Figure out who you want to reach

In my last post, I talked about how perfectly reasonable it was not to be publishing if you think no one reads journal articles.

The problem is, you are doing all this work and you aren’t sharing it with the people who need to know about it.

You have great ideas. These ideas are important. You aren’t spending time thinking these big thoughts and doing all the work to really develop them, substantiate them, and articulate them for nothing.

The gremlins*, who are telling you You Should Publish in academic journals, or You Are Crazy if you think anyone really cares about what you are working on, are preventing you from getting your work to the people who would benefit from it.

They are also making it hard for you to think straight about what your options really are.

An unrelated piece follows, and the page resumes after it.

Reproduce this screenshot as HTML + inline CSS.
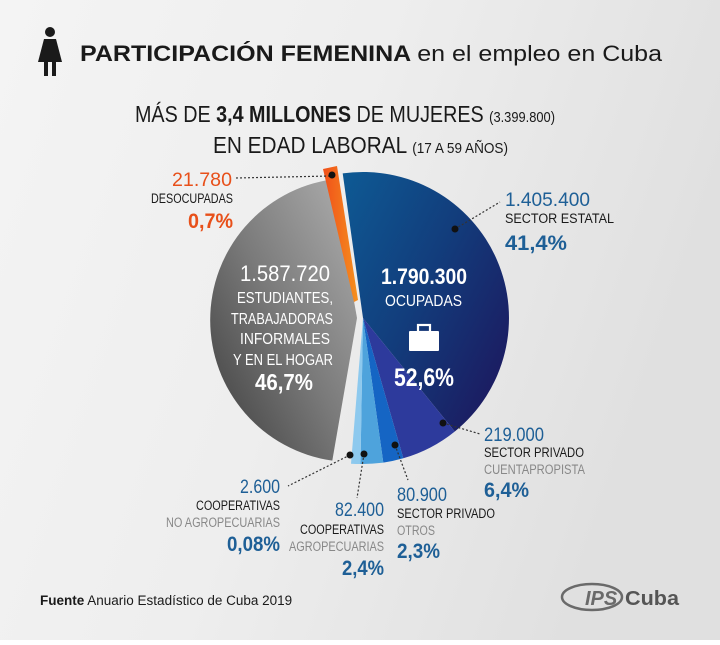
<!DOCTYPE html>
<html><head><meta charset="utf-8"><style>
html,body{margin:0;padding:0;}
body{width:720px;height:640px;overflow:hidden;}
svg text{font-family:"Liberation Sans",sans-serif;}
</style></head><body>
<svg width="720" height="640" viewBox="0 0 720 640" xmlns="http://www.w3.org/2000/svg">
<defs>
<linearGradient id="bg" x1="0" y1="0" x2="1" y2="0.3"><stop offset="0" stop-color="#f4f4f4"/><stop offset="0.5" stop-color="#eeeeee"/><stop offset="1" stop-color="#e0e0e0"/></linearGradient>
<linearGradient id="blue" x1="0" y1="0" x2="1" y2="0.8"><stop offset="0" stop-color="#0e5a94"/><stop offset="0.5" stop-color="#123d7c"/><stop offset="1" stop-color="#1c1a60"/></linearGradient>
<linearGradient id="grey" x1="1" y1="0" x2="0" y2="1"><stop offset="0" stop-color="#b0b0b0"/><stop offset="0.5" stop-color="#7a7a7a"/><stop offset="1" stop-color="#3a3a3a"/></linearGradient>
<linearGradient id="orange" x1="0" y1="0" x2="1" y2="0"><stop offset="0" stop-color="#f0501a"/><stop offset="1" stop-color="#f5901e"/></linearGradient>
</defs>
<rect width="720" height="640" fill="url(#bg)"/>
<g fill="#1a1a1a">
<circle cx="50" cy="32" r="5"/>
<path d="M44 39 L56 39 L62 62 L38 62 Z"/>
<rect x="44" y="61" width="4" height="15"/><rect x="52" y="61" width="4" height="15"/>
</g>
<text x="80" y="61" font-size="22" font-weight="bold" fill="#1a1a1a" textLength="582" lengthAdjust="spacingAndGlyphs">PARTICIPACIÓN FEMENINA <tspan font-weight="normal">en el empleo en Cuba</tspan></text>
<text x="135" y="122" font-size="23" fill="#1a1a1a" textLength="420" lengthAdjust="spacingAndGlyphs">MÁS DE <tspan font-weight="bold">3,4 MILLONES</tspan> DE MUJERES <tspan font-size="15">(3.399.800)</tspan></text>
<text x="213" y="153" font-size="23" fill="#1a1a1a" textLength="295" lengthAdjust="spacingAndGlyphs">EN EDAD LABORAL <tspan font-size="15">(17 A 59 AÑOS)</tspan></text>

<path d="M363 318 L342.7 173.4 A146 146 0 0 1 454.8 431.5 Z" fill="url(#blue)"/>
<path d="M363 318 L454.8 431.5 A146 146 0 0 1 403.3 458.3 Z" fill="#2d3a9c"/>
<path d="M363 318 L403.3 458.3 A146 146 0 0 1 383.3 462.6 Z" fill="#1565c4"/>
<path d="M363 318 L383.3 462.6 A146 146 0 0 1 360.5 464 Z" fill="#4ea3dc"/>
<path d="M363 318 L360.5 464 A146 146 0 0 1 351 463.7 Z" fill="#8dc9ee"/>
<path d="M357 318 L332.3 179.4 A142 142 0 0 0 332.3 460.6 Z" fill="url(#grey)"/>
<path d="M323 169 L337 166 L358 300 L354 302 Z" fill="url(#orange)"/>

<g stroke="#333" stroke-width="1.2" stroke-dasharray="2,2" fill="none">
<line x1="236" y1="178" x2="331" y2="176"/>
<line x1="455" y1="229" x2="500" y2="202"/>
<line x1="443" y1="423" x2="480" y2="434"/>
<line x1="395" y1="445" x2="408" y2="480"/>
<line x1="364" y1="454" x2="357" y2="498"/>
<line x1="350" y1="455" x2="288" y2="486"/>
</g>
<g fill="#111">
<circle cx="332" cy="175" r="3.5"/><circle cx="455" cy="229" r="3.5"/><circle cx="443" cy="423" r="3.5"/>
<circle cx="395" cy="445" r="3.5"/><circle cx="364" cy="454" r="3.5"/><circle cx="350" cy="455" r="3.5"/>
</g>

<g fill="#fff" lengthAdjust="spacingAndGlyphs">
<text x="240" y="281" font-size="22" textLength="90" lengthAdjust="spacingAndGlyphs">1.587.720</text>
<text x="237" y="303" font-size="16" textLength="96" lengthAdjust="spacingAndGlyphs">ESTUDIANTES,</text>
<text x="231" y="324" font-size="16" textLength="102" lengthAdjust="spacingAndGlyphs">TRABAJADORAS</text>
<text x="240" y="344" font-size="16" textLength="90" lengthAdjust="spacingAndGlyphs">INFORMALES</text>
<text x="233" y="365" font-size="16" textLength="100" lengthAdjust="spacingAndGlyphs">Y EN EL HOGAR</text>
<text x="255" y="390" font-size="23" font-weight="bold" textLength="58" lengthAdjust="spacingAndGlyphs">46,7%</text>
<text x="381" y="284" font-size="22" font-weight="bold" textLength="86" lengthAdjust="spacingAndGlyphs">1.790.300</text>
<text x="385" y="306" font-size="16" textLength="77" lengthAdjust="spacingAndGlyphs">OCUPADAS</text>
<text x="394" y="386" font-size="25" font-weight="bold" textLength="60" lengthAdjust="spacingAndGlyphs">52,6%</text>
</g>
<g fill="#fff"><rect x="409" y="331" width="30" height="20" rx="1"/><rect x="418" y="325" width="12" height="7" fill="none" stroke="#fff" stroke-width="2.2"/></g>

<g lengthAdjust="spacingAndGlyphs">
<text x="172" y="186" font-size="19" fill="#e8501a" textLength="60" lengthAdjust="spacingAndGlyphs">21.780</text>
<text x="151" y="203" font-size="13.5" fill="#1a1a1a" textLength="82" lengthAdjust="spacingAndGlyphs">DESOCUPADAS</text>
<text x="188" y="228" font-size="21" font-weight="bold" fill="#e8501a" textLength="45" lengthAdjust="spacingAndGlyphs">0,7%</text>
<text x="240" y="493" font-size="19" fill="#1e5f96" textLength="40" lengthAdjust="spacingAndGlyphs">2.600</text>
<text x="196" y="510" font-size="13.5" fill="#1a1a1a" textLength="84" lengthAdjust="spacingAndGlyphs">COOPERATIVAS</text>
<text x="166" y="527" font-size="13.5" fill="#888" textLength="114" lengthAdjust="spacingAndGlyphs">NO AGROPECUARIAS</text>
<text x="227" y="551" font-size="21" font-weight="bold" fill="#1e5f96" textLength="53" lengthAdjust="spacingAndGlyphs">0,08%</text>
<text x="335" y="516" font-size="19" fill="#1e5f96" textLength="49" lengthAdjust="spacingAndGlyphs">82.400</text>
<text x="300" y="534" font-size="13.5" fill="#1a1a1a" textLength="84" lengthAdjust="spacingAndGlyphs">COOPERATIVAS</text>
<text x="289" y="551" font-size="13.5" fill="#888" textLength="95" lengthAdjust="spacingAndGlyphs">AGROPECUARIAS</text>
<text x="342" y="575" font-size="21" font-weight="bold" fill="#1e5f96" textLength="42" lengthAdjust="spacingAndGlyphs">2,4%</text>
<text x="505" y="206" font-size="19" fill="#1e5f96" textLength="85" lengthAdjust="spacingAndGlyphs">1.405.400</text>
<text x="505" y="223" font-size="13.5" fill="#1a1a1a" textLength="109" lengthAdjust="spacingAndGlyphs">SECTOR ESTATAL</text>
<text x="505" y="250" font-size="21" font-weight="bold" fill="#1e5f96" textLength="62" lengthAdjust="spacingAndGlyphs">41,4%</text>
<text x="484" y="441" font-size="19" fill="#1e5f96" textLength="60" lengthAdjust="spacingAndGlyphs">219.000</text>
<text x="484" y="457" font-size="13.5" fill="#1a1a1a" textLength="100" lengthAdjust="spacingAndGlyphs">SECTOR PRIVADO</text>
<text x="484" y="474" font-size="13.5" fill="#888" textLength="101" lengthAdjust="spacingAndGlyphs">CUENTAPROPISTA</text>
<text x="484" y="497" font-size="21" font-weight="bold" fill="#1e5f96" textLength="45" lengthAdjust="spacingAndGlyphs">6,4%</text>
<text x="397" y="501" font-size="19" fill="#1e5f96" textLength="50" lengthAdjust="spacingAndGlyphs">80.900</text>
<text x="397" y="518" font-size="13.5" fill="#1a1a1a" textLength="98" lengthAdjust="spacingAndGlyphs">SECTOR PRIVADO</text>
<text x="397" y="535" font-size="13.5" fill="#888" textLength="38" lengthAdjust="spacingAndGlyphs">OTROS</text>
<text x="397" y="558" font-size="21" font-weight="bold" fill="#1e5f96" textLength="43" lengthAdjust="spacingAndGlyphs">2,3%</text>
</g>

<text x="40" y="605" font-size="13.5" fill="#1a1a1a"><tspan font-weight="bold">Fuente</tspan> Anuario Estadístico de Cuba 2019</text>
<g fill="#6a6a6a">
<ellipse cx="592" cy="597" rx="30" ry="13" fill="none" stroke="#6a6a6a" stroke-width="2.5"/>
<text x="585" y="605" font-size="20" font-weight="bold" font-style="italic">IPS</text>
<text x="625" y="605" font-size="20" font-weight="bold" fill="#555" textLength="54" lengthAdjust="spacingAndGlyphs">Cuba</text>
</g>
</svg>
</body></html>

*I’m drawing on a few things I’ve learned from Havi at The Fluent Self when I say this. She calls them monsters. What Havi teaches is that these voices are not us but they are trying to protect us. Unfortunately they are often kind of mean. But we can talk to them. If this isn’t helpful to you, that’s okay, though you should know that even if you treat this monsters stuff as a purely intellectual exercise it sometimes helps clarify things.

Let’s try something.

Tell the gremlins to go grab a coffee while you do this. Reassure them that they can comment later and you won’t do anything truly crazy. But you need to think about this in radically different ways.

Are they gone? Or at least quiet? Good.

You’ll need a pen and some paper. If you like to brainstorm in non-linear ways, you might want a big piece of paper. If not, a regular pad will do.

You might start with an exercise to get centered. Take a few deep breaths. Sit comfortably. Plant your feet on the ground and really feel yourself relax.

Ready. Here’s the question

Who would really be benefit from your work?

Put another way,

Who’s work or life would be better for knowing what you are working on?

Think big. It could be anyone.*

*Just to be clear, I consider teaching to be an important way to share your work with people who need to know it. This is not a “research” exercise, per se.

Write down everyone that comes to mind. Don’t think. Just write. Continuously. Until you run out. (Don’t worry, you can cross some off later)

Now, take a break. Walk around for a bit. Maybe find some coloured pens or highlighters or something so you can play with your list.

This is just a first step

You now have a preliminary list of who you really want to be communicating with.

Knowing that there are people out there who really need to know what you have to tell them is powerfully motivating.

It’s also terrifying.

If you have any issues with perfectionism or fear of rejection, they might come bubbling up right about now. Because the stakes have all of a sudden gone up. You really care about what these people know about your work.

While I want you to be motivated, I don’t want you to feel a sense of overwhelming urgency. You have time to figure this out.

Some next steps, to be taken in no particular order

Put a star next to the people on the list you most want to reach.

Circle the people on the list you think you already reach, at least a bit, in one colour.

Circle the people on the list you think you will get recognized for reaching (e.g. in promotion or hiring decisions), in another colour.

Annotate your list with ideas about how you might reach some of the people on your list.

Do you know anyone who belongs to a group on your list? Could they help you learn more about that group so you could figure out how you might best tell them about the work you are doing?

For one group of people on your list, get a new piece of paper and write a list of all the people you know that might have a connection (however weak) with people in that group. Put stars next to those you know best. Underline those with the best (likely) connection. Start to think about how to use that network to learn how to reach this group.

Can you group list items? Would those groups help you identify opportunities to learn more about how to communicate with those people? Or identify opportunities for communication or collaboration?

This might be terrifying

This way of thinking about your work might have a profound effect on how you approach your career.

Unless your list is populated with academics, some of the gremlins might be getting very upset. They might start wondering whether you are ever going to get tenure or whether you’ve wasted your life pursuing academic work for this long.

The gremlins might be wrong. At the very least, they are probably not communicating in helpful ways.

Everything doesn’t have to change right now.

No one needs to even know that you have this list.

You can choose the smallest possible steps to figuring out what to do with this list.

You can decide when you want to work with the list. You can take a pragmatic decision about what you need to do to get hired and get tenure and leave the list until later.

You can also look for people who will support you in having a career, even an academic career, that values working for the benefit of the people on your list.